_GOAL_
Quote, verbatim, all material below, without pictures.

_DATA EXCERPT_

•••

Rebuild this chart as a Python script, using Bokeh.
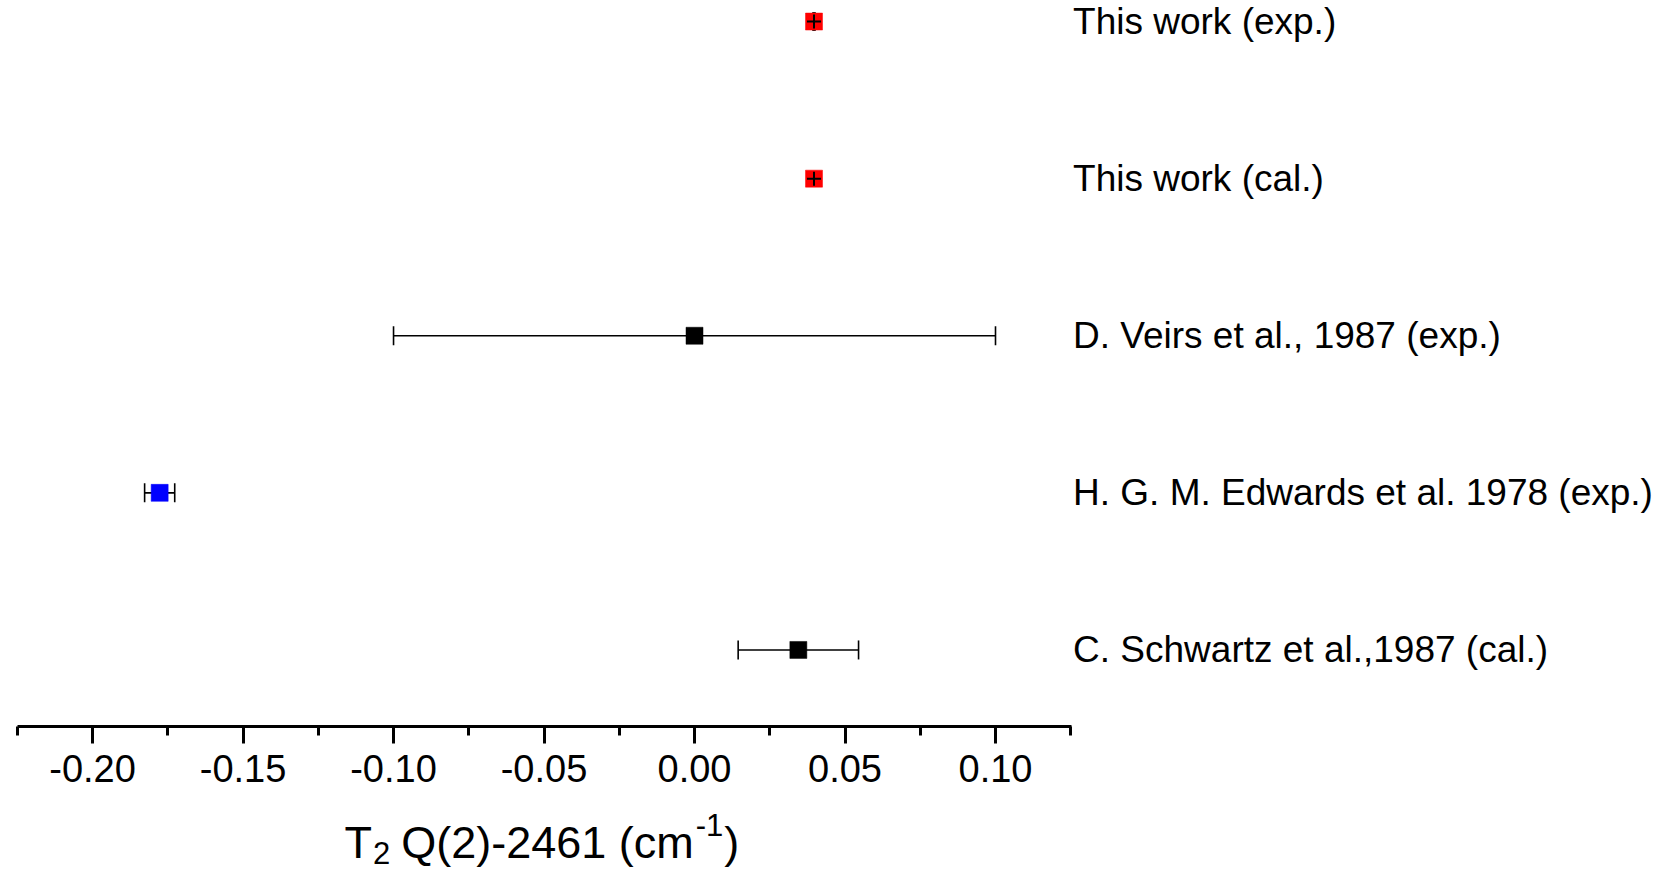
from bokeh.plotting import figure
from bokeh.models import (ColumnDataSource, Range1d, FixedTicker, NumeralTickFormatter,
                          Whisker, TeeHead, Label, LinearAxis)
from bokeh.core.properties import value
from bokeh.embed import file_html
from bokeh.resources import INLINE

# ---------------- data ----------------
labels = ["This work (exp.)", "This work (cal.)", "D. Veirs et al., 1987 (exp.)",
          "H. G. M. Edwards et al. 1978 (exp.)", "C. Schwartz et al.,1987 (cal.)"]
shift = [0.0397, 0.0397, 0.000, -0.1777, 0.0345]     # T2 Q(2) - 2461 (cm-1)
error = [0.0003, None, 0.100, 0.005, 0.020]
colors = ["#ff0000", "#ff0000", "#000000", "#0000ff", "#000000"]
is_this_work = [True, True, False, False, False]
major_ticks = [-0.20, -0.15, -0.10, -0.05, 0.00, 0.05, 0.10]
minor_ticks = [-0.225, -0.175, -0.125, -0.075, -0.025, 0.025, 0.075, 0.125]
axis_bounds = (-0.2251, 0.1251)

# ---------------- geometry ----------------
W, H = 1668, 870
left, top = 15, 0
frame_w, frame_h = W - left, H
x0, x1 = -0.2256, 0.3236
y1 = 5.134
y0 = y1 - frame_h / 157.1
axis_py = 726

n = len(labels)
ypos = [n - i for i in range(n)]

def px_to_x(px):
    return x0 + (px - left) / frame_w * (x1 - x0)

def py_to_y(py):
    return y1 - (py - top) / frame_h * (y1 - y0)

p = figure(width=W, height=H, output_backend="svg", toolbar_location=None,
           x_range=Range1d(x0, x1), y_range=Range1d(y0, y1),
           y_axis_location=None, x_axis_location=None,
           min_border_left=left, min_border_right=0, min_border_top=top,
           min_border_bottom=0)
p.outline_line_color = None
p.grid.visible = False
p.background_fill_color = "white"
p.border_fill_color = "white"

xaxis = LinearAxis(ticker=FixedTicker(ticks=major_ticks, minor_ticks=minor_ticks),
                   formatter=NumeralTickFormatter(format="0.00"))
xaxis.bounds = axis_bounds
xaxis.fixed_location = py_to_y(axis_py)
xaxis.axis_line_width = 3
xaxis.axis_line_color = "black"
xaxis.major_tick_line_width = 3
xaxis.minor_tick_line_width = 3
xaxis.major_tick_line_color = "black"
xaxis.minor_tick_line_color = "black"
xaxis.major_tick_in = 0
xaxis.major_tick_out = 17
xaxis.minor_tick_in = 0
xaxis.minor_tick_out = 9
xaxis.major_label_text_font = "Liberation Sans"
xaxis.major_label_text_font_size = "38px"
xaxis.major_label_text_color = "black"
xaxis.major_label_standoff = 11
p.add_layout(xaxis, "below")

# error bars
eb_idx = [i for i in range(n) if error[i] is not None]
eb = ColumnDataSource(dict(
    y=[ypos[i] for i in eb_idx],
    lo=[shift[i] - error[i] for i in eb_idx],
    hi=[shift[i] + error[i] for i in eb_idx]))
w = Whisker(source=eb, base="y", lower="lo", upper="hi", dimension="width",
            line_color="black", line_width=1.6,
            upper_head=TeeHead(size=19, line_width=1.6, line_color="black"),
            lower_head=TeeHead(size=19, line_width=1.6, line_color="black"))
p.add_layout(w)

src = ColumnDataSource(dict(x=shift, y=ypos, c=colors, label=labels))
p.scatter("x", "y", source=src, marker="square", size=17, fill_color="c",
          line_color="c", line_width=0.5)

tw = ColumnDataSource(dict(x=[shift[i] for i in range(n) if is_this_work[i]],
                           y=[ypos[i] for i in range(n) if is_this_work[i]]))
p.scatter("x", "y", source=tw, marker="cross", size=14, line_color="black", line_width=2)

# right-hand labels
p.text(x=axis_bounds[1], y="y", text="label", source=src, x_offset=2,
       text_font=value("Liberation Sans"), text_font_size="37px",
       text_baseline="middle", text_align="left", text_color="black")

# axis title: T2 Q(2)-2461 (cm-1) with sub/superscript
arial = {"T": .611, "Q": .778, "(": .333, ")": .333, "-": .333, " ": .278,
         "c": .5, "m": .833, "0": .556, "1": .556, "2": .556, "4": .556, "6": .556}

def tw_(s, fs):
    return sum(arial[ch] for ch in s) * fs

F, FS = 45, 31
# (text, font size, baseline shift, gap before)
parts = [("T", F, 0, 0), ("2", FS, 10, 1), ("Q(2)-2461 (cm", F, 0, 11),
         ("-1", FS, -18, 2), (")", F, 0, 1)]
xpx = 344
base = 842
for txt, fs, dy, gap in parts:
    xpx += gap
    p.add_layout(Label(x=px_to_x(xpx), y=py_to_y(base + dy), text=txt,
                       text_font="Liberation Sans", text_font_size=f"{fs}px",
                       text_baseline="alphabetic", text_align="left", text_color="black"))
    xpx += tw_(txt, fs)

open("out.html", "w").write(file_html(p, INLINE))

•••

_TASK ANSWER_
Rebuild this chart as a Python script, using Bokeh.
from bokeh.plotting import figure
from bokeh.models import (ColumnDataSource, Range1d, FixedTicker, NumeralTickFormatter,
                          Whisker, TeeHead, Label, LinearAxis)
from bokeh.core.properties import value
from bokeh.embed import file_html
from bokeh.resources import INLINE

# ---------------- data ----------------
labels = ["This work (exp.)", "This work (cal.)", "D. Veirs et al., 1987 (exp.)",
          "H. G. M. Edwards et al. 1978 (exp.)", "C. Schwartz et al.,1987 (cal.)"]
shift = [0.0397, 0.0397, 0.000, -0.1777, 0.0345]     # T2 Q(2) - 2461 (cm-1)
error = [0.0003, None, 0.100, 0.005, 0.020]
colors = ["#ff0000", "#ff0000", "#000000", "#0000ff", "#000000"]
is_this_work = [True, True, False, False, False]
major_ticks = [-0.20, -0.15, -0.10, -0.05, 0.00, 0.05, 0.10]
minor_ticks = [-0.225, -0.175, -0.125, -0.075, -0.025, 0.025, 0.075, 0.125]
axis_bounds = (-0.2251, 0.1251)

# ---------------- geometry ----------------
W, H = 1668, 870
left, top = 15, 0
frame_w, frame_h = W - left, H
x0, x1 = -0.2256, 0.3236
y1 = 5.134
y0 = y1 - frame_h / 157.1
axis_py = 726

n = len(labels)
ypos = [n - i for i in range(n)]

def px_to_x(px):
    return x0 + (px - left) / frame_w * (x1 - x0)

def py_to_y(py):
    return y1 - (py - top) / frame_h * (y1 - y0)

p = figure(width=W, height=H, output_backend="svg", toolbar_location=None,
           x_range=Range1d(x0, x1), y_range=Range1d(y0, y1),
           y_axis_location=None, x_axis_location=None,
           min_border_left=left, min_border_right=0, min_border_top=top,
           min_border_bottom=0)
p.outline_line_color = None
p.grid.visible = False
p.background_fill_color = "white"
p.border_fill_color = "white"

xaxis = LinearAxis(ticker=FixedTicker(ticks=major_ticks, minor_ticks=minor_ticks),
                   formatter=NumeralTickFormatter(format="0.00"))
xaxis.bounds = axis_bounds
xaxis.fixed_location = py_to_y(axis_py)
xaxis.axis_line_width = 3
xaxis.axis_line_color = "black"
xaxis.major_tick_line_width = 3
xaxis.minor_tick_line_width = 3
xaxis.major_tick_line_color = "black"
xaxis.minor_tick_line_color = "black"
xaxis.major_tick_in = 0
xaxis.major_tick_out = 17
xaxis.minor_tick_in = 0
xaxis.minor_tick_out = 9
xaxis.major_label_text_font = "Liberation Sans"
xaxis.major_label_text_font_size = "38px"
xaxis.major_label_text_color = "black"
xaxis.major_label_standoff = 11
p.add_layout(xaxis, "below")

# error bars
eb_idx = [i for i in range(n) if error[i] is not None]
eb = ColumnDataSource(dict(
    y=[ypos[i] for i in eb_idx],
    lo=[shift[i] - error[i] for i in eb_idx],
    hi=[shift[i] + error[i] for i in eb_idx]))
w = Whisker(source=eb, base="y", lower="lo", upper="hi", dimension="width",
            line_color="black", line_width=1.6,
            upper_head=TeeHead(size=19, line_width=1.6, line_color="black"),
            lower_head=TeeHead(size=19, line_width=1.6, line_color="black"))
p.add_layout(w)

src = ColumnDataSource(dict(x=shift, y=ypos, c=colors, label=labels))
p.scatter("x", "y", source=src, marker="square", size=17, fill_color="c",
          line_color="c", line_width=0.5)

tw = ColumnDataSource(dict(x=[shift[i] for i in range(n) if is_this_work[i]],
                           y=[ypos[i] for i in range(n) if is_this_work[i]]))
p.scatter("x", "y", source=tw, marker="cross", size=14, line_color="black", line_width=2)

# right-hand labels
p.text(x=axis_bounds[1], y="y", text="label", source=src, x_offset=2,
       text_font=value("Liberation Sans"), text_font_size="37px",
       text_baseline="middle", text_align="left", text_color="black")

# axis title: T2 Q(2)-2461 (cm-1) with sub/superscript
arial = {"T": .611, "Q": .778, "(": .333, ")": .333, "-": .333, " ": .278,
         "c": .5, "m": .833, "0": .556, "1": .556, "2": .556, "4": .556, "6": .556}

def tw_(s, fs):
    return sum(arial[ch] for ch in s) * fs

F, FS = 45, 31
# (text, font size, baseline shift, gap before)
parts = [("T", F, 0, 0), ("2", FS, 10, 1), ("Q(2)-2461 (cm", F, 0, 11),
         ("-1", FS, -18, 2), (")", F, 0, 1)]
xpx = 344
base = 842
for txt, fs, dy, gap in parts:
    xpx += gap
    p.add_layout(Label(x=px_to_x(xpx), y=py_to_y(base + dy), text=txt,
                       text_font="Liberation Sans", text_font_size=f"{fs}px",
                       text_baseline="alphabetic", text_align="left", text_color="black"))
    xpx += tw_(txt, fs)

open("out.html", "w").write(file_html(p, INLINE))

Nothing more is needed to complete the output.